Okay. So in order to deliver that many -- I was kind of penciling those down, it's 600 to 650 megawatts to projects next year, do you have to shift some production away from modules that would ordinarily go to third-party or just be pure module sale?

Shawn Qu

Analyst · Cowen and Company

No, we don't. We make an estimate of the demand from both sides and we try to meet those demand as long as those are good orders. Good order means reasonable margins and good credit terms. We still have some time to plan the -- our operation for next year.

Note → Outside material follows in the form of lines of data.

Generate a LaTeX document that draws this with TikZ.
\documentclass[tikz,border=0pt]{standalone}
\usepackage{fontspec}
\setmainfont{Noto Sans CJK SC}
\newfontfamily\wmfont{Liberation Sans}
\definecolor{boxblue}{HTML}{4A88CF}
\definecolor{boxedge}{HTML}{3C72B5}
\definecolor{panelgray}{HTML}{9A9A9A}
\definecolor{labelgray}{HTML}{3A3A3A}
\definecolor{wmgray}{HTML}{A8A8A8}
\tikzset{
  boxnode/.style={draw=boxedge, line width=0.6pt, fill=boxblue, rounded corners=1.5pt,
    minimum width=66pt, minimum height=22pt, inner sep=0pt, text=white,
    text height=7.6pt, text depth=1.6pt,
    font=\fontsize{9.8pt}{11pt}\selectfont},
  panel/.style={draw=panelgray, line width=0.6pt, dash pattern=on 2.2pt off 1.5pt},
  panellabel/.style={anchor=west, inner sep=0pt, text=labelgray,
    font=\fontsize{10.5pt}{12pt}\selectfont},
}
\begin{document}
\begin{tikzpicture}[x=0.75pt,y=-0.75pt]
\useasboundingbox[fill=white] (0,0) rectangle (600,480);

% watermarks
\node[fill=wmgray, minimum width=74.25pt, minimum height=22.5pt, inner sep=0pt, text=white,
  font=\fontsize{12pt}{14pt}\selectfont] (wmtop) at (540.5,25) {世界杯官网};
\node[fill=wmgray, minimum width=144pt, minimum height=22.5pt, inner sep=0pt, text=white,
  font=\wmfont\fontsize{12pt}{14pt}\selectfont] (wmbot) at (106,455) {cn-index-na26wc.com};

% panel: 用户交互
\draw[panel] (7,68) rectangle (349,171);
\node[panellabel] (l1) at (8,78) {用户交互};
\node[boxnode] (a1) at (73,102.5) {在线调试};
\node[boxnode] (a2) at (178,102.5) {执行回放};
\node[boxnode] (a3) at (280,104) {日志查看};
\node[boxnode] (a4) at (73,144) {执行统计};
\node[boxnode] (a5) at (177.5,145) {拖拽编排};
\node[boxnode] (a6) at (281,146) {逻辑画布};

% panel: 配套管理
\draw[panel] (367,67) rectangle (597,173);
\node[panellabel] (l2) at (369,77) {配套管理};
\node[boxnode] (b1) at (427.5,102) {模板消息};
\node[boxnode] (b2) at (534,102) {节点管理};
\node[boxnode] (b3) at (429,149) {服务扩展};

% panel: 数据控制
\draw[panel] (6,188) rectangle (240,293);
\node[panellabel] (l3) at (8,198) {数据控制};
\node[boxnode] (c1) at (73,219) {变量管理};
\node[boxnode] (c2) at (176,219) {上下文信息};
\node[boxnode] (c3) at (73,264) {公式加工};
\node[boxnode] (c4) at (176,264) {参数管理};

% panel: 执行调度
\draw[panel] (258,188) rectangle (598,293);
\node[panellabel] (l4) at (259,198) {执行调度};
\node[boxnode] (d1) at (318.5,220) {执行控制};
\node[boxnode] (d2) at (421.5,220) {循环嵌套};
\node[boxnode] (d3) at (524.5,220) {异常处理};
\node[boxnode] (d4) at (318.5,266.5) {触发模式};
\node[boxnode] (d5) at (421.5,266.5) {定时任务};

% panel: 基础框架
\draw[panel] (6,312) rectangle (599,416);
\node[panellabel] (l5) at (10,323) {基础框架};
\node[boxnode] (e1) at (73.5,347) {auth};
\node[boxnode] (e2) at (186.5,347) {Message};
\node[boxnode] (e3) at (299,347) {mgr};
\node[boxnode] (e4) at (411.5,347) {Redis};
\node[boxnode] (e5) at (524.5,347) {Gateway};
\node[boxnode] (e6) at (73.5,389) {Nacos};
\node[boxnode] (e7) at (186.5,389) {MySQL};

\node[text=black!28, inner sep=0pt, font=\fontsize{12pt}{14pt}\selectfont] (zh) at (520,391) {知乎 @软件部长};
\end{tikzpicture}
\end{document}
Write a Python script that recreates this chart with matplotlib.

James Medvedeff - Cowen and Company, LLC, Research Division

Analyst · Cowen and Company

And then the final question on this is, it looks like underutilization was about $0.05 a watt this quarter. Should -- may we assume that, that $0.05 per watt penalty would be not there next year, given all this opportunity?

Michael G. Potter

Analyst · Cowen and Company

It was about $2.6 million in total. So if you divide that into the total...

James Medvedeff - Cowen and Company, LLC, Research Division

Analyst · Cowen and Company

I'm sorry, I had $0.26, so it's only $0.005?

Michael G. Potter

Analyst · Cowen and Company

About $2.6 million, yes.

James Medvedeff - Cowen and Company, LLC, Research Division

Analyst · Cowen and Company

Okay, so it's only $0.005. So it's not a big factor?

Michael G. Potter

Analyst · Cowen and Company

No, no. I mean, it's been shrinking as the year goes on. We're utilizing more and more of our equipment.

Operator

Operator

Ladies and gentlemen, we are now at the top of the hour. I would now like to turn the conference back over to you, Shawn Qu, Chairman and CEO, for closing comments. Please proceed.

Shawn Qu

Analyst · Roth Capital

Thank you, operator, and thank you, everyone, for joining the call today, and thank you for your continued support. If you have any further follow-up questions after today's call, please contact us. Have a great day.

Operator

Operator

Thank you for your participation in today's conference. This concludes the presentation. You may all disconnect. Good day, everyone.